Скупой на детали, когда речь идет о людях, Юань Мэй довольно подробно описывает внешность сверхъестественных существ. Общими для описания нечисти являются черты необычные и «пугающие» (огромный рост, несоразмерность головы и туловища, зеленые зрачки, испускающие ослепительный свет, и т. п.). То же относится и к описанию мест действия: «земной» пейзаж почти никогда не описывается, пейзаж и обстановка «иного» мира описываются детально.
Примечательны этнографически точные детали в рассказах и заметках о нравах и обычаях различных китайских племен, о брачных обрядах в разных районах Китая. В то же время, повествуя о реально существующих странах, Юань Мэй часто сообщает совершенно невероятные подробности об их обычаях, стремясь не к достоверности, а к занимательности. Существенно то, что в рассказываемых им небылицах отчетливо проявляется традиционное представление о жителях чужих стран, как о варварах, на которых не распространяется благотворное цивилизующее влияние китайской культуры. Это идущее от древности традиционное противопоставление своей культуры чужой некультуре, хаотичности напоминает положения средневековой географии, описывающей «человеко-зверей». Это связано с представлением о варварах как о «не вполне людях». Жители некоторых вымышленных Юань Мэем стран изображаются им как животные или как несовершенные (недоделанные при творении) мифические существа. Например, в рассказе «Иноземные страны» люди погружаются в зимнюю спячку, «не пьют, не едят, не произносят ни слова»; жители страны «Наказанных небом» толстые, маленькие и безголовые. «Глазами им служили соски, сверкавшие при движении, а ртом — пупок; они подносили к пупку пищу, втягивали ее и ели».
Если Цзи Юнь не дает названий своим рассказам (отдельный рассказ — единичный случай — менее важен для него, чем весь сборник, дающий картину жизни в целом, определяющий нормы поведения людей), то в сборнике Юань Мэя каждый рассказ имеет свое название. Писателю интересен каждый отдельный случай, каждое необычайное происшествие ценно для него само по себе, а не как звено некоей системы. Юань Мэй стремится не к единству (как это делал Цзи Юнь), а к сложности и разнообразию впечатлений.
На рубеже XVIII—XIX вв. были созданы «Шесть записок о быстротечной жизни» — единственное дошедшее до нас произведение литератора и художника Шэнь Фу (1763—1808).
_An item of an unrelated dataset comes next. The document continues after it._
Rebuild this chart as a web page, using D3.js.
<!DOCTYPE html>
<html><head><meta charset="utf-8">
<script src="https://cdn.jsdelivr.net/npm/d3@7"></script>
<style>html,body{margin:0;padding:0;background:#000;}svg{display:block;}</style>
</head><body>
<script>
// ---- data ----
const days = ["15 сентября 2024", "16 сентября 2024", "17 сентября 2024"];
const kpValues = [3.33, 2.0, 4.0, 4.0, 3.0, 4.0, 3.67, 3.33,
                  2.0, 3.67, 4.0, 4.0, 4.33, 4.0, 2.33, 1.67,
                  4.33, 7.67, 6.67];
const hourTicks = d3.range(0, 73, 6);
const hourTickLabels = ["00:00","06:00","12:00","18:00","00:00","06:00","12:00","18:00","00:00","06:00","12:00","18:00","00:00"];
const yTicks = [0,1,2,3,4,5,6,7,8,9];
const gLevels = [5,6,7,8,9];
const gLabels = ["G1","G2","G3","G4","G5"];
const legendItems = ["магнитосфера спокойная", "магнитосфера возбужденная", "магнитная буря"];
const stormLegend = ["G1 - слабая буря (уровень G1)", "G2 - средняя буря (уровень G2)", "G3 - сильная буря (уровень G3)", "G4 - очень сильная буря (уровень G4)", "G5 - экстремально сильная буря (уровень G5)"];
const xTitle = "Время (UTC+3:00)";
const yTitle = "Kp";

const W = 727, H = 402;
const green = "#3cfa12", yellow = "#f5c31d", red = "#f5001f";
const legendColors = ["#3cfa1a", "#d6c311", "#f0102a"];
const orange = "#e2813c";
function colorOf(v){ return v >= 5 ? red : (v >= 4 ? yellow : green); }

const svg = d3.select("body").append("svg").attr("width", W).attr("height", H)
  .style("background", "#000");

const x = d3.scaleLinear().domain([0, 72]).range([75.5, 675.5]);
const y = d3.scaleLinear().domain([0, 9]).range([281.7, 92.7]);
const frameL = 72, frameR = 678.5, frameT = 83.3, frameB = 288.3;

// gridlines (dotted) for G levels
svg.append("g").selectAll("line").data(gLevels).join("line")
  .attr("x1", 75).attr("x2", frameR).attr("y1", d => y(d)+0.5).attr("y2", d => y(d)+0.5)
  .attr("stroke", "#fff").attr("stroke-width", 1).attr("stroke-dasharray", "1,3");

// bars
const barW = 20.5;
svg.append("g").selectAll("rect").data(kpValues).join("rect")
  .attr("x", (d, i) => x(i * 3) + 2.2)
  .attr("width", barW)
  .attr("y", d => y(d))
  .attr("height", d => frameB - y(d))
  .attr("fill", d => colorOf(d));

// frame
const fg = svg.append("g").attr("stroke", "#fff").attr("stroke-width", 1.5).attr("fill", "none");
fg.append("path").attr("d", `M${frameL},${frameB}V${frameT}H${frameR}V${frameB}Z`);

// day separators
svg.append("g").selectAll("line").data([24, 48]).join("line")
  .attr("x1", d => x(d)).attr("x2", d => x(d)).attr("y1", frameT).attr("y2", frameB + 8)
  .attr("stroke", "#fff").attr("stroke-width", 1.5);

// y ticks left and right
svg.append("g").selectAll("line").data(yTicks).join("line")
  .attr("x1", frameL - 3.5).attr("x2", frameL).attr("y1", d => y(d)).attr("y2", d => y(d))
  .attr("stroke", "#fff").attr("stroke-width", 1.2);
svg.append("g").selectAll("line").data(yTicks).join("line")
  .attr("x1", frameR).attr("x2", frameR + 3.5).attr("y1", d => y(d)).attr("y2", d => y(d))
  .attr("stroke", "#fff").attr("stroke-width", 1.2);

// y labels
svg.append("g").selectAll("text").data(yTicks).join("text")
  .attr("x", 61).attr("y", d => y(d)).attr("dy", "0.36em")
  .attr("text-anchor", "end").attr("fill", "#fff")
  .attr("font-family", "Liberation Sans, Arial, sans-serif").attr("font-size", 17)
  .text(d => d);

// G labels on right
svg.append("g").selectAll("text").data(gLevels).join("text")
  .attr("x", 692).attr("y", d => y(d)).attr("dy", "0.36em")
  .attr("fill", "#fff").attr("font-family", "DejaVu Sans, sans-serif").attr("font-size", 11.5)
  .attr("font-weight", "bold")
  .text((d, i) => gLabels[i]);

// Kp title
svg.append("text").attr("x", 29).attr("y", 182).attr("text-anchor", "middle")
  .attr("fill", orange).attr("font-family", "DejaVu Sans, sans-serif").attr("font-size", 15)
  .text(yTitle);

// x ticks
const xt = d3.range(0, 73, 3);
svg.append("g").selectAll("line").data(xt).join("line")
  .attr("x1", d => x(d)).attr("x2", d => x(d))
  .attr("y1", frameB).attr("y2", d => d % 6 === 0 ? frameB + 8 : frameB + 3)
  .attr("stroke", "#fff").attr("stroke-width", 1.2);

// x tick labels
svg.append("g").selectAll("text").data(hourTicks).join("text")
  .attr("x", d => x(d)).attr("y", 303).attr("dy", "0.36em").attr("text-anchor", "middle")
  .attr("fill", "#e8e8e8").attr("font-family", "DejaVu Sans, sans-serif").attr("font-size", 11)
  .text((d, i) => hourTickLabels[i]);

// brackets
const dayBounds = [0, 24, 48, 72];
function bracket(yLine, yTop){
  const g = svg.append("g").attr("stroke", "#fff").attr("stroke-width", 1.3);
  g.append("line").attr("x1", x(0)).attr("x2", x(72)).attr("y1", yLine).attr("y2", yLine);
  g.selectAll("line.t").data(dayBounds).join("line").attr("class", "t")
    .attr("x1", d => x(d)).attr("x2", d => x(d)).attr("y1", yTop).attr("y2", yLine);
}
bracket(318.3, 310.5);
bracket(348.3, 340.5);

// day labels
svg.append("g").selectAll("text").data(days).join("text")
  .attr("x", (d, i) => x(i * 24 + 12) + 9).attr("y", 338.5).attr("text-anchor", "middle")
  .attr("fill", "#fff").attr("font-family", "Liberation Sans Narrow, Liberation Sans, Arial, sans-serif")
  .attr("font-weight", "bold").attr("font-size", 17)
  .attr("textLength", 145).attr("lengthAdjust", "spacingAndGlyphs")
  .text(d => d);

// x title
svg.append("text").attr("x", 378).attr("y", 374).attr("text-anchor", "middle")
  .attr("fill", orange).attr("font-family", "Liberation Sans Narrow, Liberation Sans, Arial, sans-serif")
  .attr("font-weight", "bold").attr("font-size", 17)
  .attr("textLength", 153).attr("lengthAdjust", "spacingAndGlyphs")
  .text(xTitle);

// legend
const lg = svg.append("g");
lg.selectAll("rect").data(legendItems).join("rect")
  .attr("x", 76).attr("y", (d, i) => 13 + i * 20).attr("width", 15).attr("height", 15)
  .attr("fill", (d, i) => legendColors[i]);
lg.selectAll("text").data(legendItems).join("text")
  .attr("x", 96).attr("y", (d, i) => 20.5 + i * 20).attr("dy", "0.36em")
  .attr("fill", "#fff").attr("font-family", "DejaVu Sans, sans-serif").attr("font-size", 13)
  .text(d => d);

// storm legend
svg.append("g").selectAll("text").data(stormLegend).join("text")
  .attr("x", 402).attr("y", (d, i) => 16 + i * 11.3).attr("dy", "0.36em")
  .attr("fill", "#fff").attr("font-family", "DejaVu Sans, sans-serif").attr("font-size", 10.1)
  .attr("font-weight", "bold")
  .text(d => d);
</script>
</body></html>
Китайская литература до появления этих записок не знала другого произведения, в котором с такой исповедальной искренностью автор рассказывал бы о своей жизни. В этом автобиографическом произведении, близком к дневниковым записям от первого лица, глубоко личные переживания перемежаются воспоминаниями о поездках по различным живописным районам страны, заметками о стихах и картинах, об искусстве садоводства, размышлениями о житейских радостях и бытовых мелочах. Главное же место занимает безыскусный и необычайно искренний рассказ о простой и скромной жизни молодой четы (Шэнь Фу и его рано умершей молодой жены Юнь), влюбленной в красоту и поэзию.
Непривычно читать в старой китайской прозе такие, например, строки: «Чем дольше были мы вместе, тем больше привязывались друг к другу. Где бы мы ни встретились, в темной ли комнате или в узком коридоре, мы брались за руки и спрашивали: «Куда ты идешь?» Честно говоря, мы старались сначала, чтобы нас не видели сидящими или прогуливающимися вместе, но вскоре мы перестали обращать на это внимание. Если Юнь сидела, разговаривая с кем-нибудь, и замечала, что я подхожу, она вставала или подвигалась, чтобы я мог рядом с ней сесть. И все это делалось естественно, почти незаметно для нас самих, и хотя вначале мы стеснялись этого, потом это вошло в привычку».